Repeat each entry word for word. Leave any images out of the copy.
● ● ● ●
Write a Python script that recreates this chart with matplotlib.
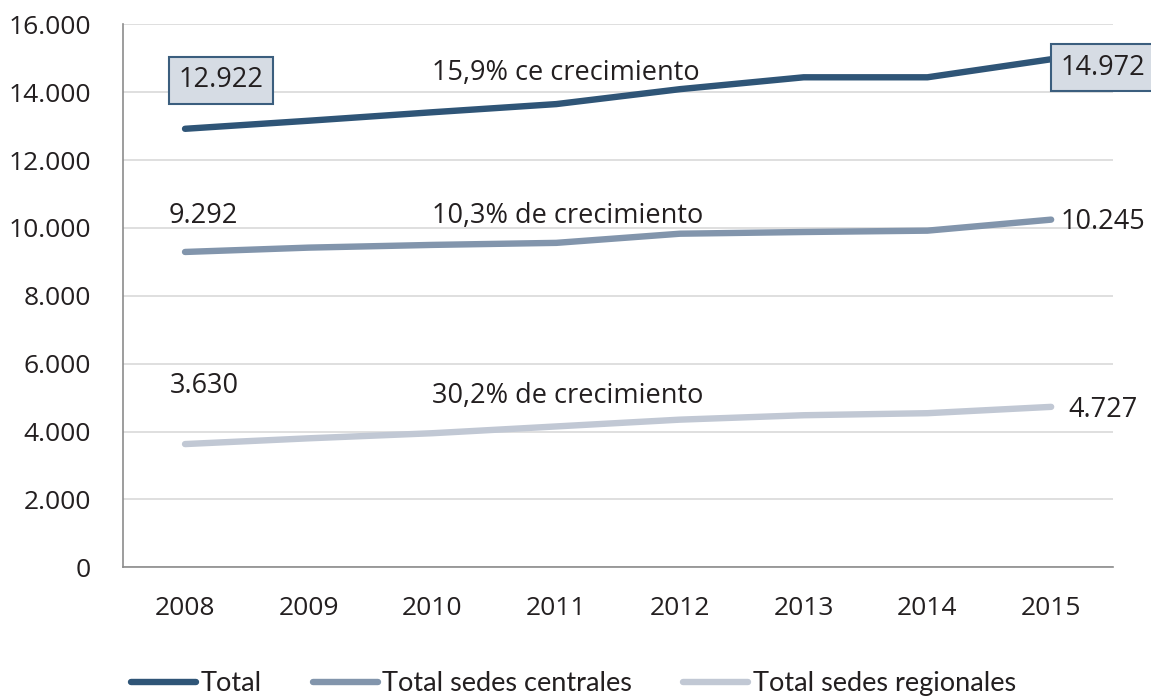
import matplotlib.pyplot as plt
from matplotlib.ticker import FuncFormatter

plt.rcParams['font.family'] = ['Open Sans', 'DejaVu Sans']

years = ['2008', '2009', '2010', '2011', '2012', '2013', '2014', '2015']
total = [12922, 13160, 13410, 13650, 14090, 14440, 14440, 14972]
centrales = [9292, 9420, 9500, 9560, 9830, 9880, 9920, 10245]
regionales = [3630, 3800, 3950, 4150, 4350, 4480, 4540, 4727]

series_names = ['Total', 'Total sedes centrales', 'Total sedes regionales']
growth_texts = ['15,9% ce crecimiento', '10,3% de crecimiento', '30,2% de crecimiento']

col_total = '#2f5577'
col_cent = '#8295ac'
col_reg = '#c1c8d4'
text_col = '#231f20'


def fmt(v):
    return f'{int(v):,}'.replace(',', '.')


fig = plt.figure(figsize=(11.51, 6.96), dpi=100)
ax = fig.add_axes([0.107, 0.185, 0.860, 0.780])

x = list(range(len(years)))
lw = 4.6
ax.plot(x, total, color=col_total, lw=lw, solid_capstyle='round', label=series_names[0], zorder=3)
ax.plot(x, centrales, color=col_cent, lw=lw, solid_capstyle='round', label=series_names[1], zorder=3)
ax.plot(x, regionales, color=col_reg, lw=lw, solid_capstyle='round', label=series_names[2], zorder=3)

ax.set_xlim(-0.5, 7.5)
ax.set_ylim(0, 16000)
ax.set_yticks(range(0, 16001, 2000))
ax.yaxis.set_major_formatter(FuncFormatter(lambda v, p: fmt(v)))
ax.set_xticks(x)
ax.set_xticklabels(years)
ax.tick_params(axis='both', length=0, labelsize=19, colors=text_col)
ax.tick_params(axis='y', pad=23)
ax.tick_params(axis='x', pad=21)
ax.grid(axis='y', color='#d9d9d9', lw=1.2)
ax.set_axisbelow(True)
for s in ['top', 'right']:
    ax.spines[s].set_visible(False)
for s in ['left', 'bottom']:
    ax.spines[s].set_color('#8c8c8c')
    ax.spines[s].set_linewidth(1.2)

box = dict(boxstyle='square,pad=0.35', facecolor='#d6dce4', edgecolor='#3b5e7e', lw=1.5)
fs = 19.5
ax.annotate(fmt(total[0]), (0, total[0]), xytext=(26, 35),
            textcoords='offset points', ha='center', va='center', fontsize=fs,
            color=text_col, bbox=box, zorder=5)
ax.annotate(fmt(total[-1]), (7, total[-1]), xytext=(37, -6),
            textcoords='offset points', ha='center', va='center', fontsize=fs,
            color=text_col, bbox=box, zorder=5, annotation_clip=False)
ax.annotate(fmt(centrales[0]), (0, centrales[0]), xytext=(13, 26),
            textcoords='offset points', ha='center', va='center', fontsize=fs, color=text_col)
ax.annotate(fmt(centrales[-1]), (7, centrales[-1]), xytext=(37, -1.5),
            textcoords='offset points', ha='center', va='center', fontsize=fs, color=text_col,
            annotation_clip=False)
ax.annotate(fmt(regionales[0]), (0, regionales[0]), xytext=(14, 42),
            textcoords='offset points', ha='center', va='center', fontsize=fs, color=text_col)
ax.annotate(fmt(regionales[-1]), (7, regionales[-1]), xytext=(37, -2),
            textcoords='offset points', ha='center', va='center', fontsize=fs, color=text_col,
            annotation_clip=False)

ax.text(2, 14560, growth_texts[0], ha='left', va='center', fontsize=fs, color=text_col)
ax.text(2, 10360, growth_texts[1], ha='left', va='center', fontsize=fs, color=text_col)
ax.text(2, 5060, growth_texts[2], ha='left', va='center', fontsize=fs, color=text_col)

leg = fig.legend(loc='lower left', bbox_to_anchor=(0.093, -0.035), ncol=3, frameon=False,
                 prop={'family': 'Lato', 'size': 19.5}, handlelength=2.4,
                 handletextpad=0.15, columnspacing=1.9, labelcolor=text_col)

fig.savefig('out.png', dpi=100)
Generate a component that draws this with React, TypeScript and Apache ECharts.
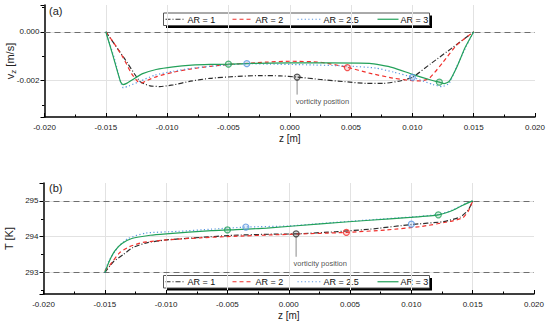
● ● ● ●
● **ANSWER TO THIS PROBLEM**
Write a Python script that recreates this chart with matplotlib.
import matplotlib.pyplot as plt
from matplotlib.ticker import FuncFormatter

plt.rcParams['font.family'] = ['Open Sans', 'DejaVu Sans']

years = ['2008', '2009', '2010', '2011', '2012', '2013', '2014', '2015']
total = [12922, 13160, 13410, 13650, 14090, 14440, 14440, 14972]
centrales = [9292, 9420, 9500, 9560, 9830, 9880, 9920, 10245]
regionales = [3630, 3800, 3950, 4150, 4350, 4480, 4540, 4727]

series_names = ['Total', 'Total sedes centrales', 'Total sedes regionales']
growth_texts = ['15,9% ce crecimiento', '10,3% de crecimiento', '30,2% de crecimiento']

col_total = '#2f5577'
col_cent = '#8295ac'
col_reg = '#c1c8d4'
text_col = '#231f20'


def fmt(v):
    return f'{int(v):,}'.replace(',', '.')


fig = plt.figure(figsize=(11.51, 6.96), dpi=100)
ax = fig.add_axes([0.107, 0.185, 0.860, 0.780])

x = list(range(len(years)))
lw = 4.6
ax.plot(x, total, color=col_total, lw=lw, solid_capstyle='round', label=series_names[0], zorder=3)
ax.plot(x, centrales, color=col_cent, lw=lw, solid_capstyle='round', label=series_names[1], zorder=3)
ax.plot(x, regionales, color=col_reg, lw=lw, solid_capstyle='round', label=series_names[2], zorder=3)

ax.set_xlim(-0.5, 7.5)
ax.set_ylim(0, 16000)
ax.set_yticks(range(0, 16001, 2000))
ax.yaxis.set_major_formatter(FuncFormatter(lambda v, p: fmt(v)))
ax.set_xticks(x)
ax.set_xticklabels(years)
ax.tick_params(axis='both', length=0, labelsize=19, colors=text_col)
ax.tick_params(axis='y', pad=23)
ax.tick_params(axis='x', pad=21)
ax.grid(axis='y', color='#d9d9d9', lw=1.2)
ax.set_axisbelow(True)
for s in ['top', 'right']:
    ax.spines[s].set_visible(False)
for s in ['left', 'bottom']:
    ax.spines[s].set_color('#8c8c8c')
    ax.spines[s].set_linewidth(1.2)

box = dict(boxstyle='square,pad=0.35', facecolor='#d6dce4', edgecolor='#3b5e7e', lw=1.5)
fs = 19.5
ax.annotate(fmt(total[0]), (0, total[0]), xytext=(26, 35),
            textcoords='offset points', ha='center', va='center', fontsize=fs,
            color=text_col, bbox=box, zorder=5)
ax.annotate(fmt(total[-1]), (7, total[-1]), xytext=(37, -6),
            textcoords='offset points', ha='center', va='center', fontsize=fs,
            color=text_col, bbox=box, zorder=5, annotation_clip=False)
ax.annotate(fmt(centrales[0]), (0, centrales[0]), xytext=(13, 26),
            textcoords='offset points', ha='center', va='center', fontsize=fs, color=text_col)
ax.annotate(fmt(centrales[-1]), (7, centrales[-1]), xytext=(37, -1.5),
            textcoords='offset points', ha='center', va='center', fontsize=fs, color=text_col,
            annotation_clip=False)
ax.annotate(fmt(regionales[0]), (0, regionales[0]), xytext=(14, 42),
            textcoords='offset points', ha='center', va='center', fontsize=fs, color=text_col)
ax.annotate(fmt(regionales[-1]), (7, regionales[-1]), xytext=(37, -2),
            textcoords='offset points', ha='center', va='center', fontsize=fs, color=text_col,
            annotation_clip=False)

ax.text(2, 14560, growth_texts[0], ha='left', va='center', fontsize=fs, color=text_col)
ax.text(2, 10360, growth_texts[1], ha='left', va='center', fontsize=fs, color=text_col)
ax.text(2, 5060, growth_texts[2], ha='left', va='center', fontsize=fs, color=text_col)

leg = fig.legend(loc='lower left', bbox_to_anchor=(0.093, -0.035), ncol=3, frameon=False,
                 prop={'family': 'Lato', 'size': 19.5}, handlelength=2.4,
                 handletextpad=0.15, columnspacing=1.9, labelcolor=text_col)

fig.savefig('out.png', dpi=100)
Generate a component that draws this with React, TypeScript and Apache ECharts.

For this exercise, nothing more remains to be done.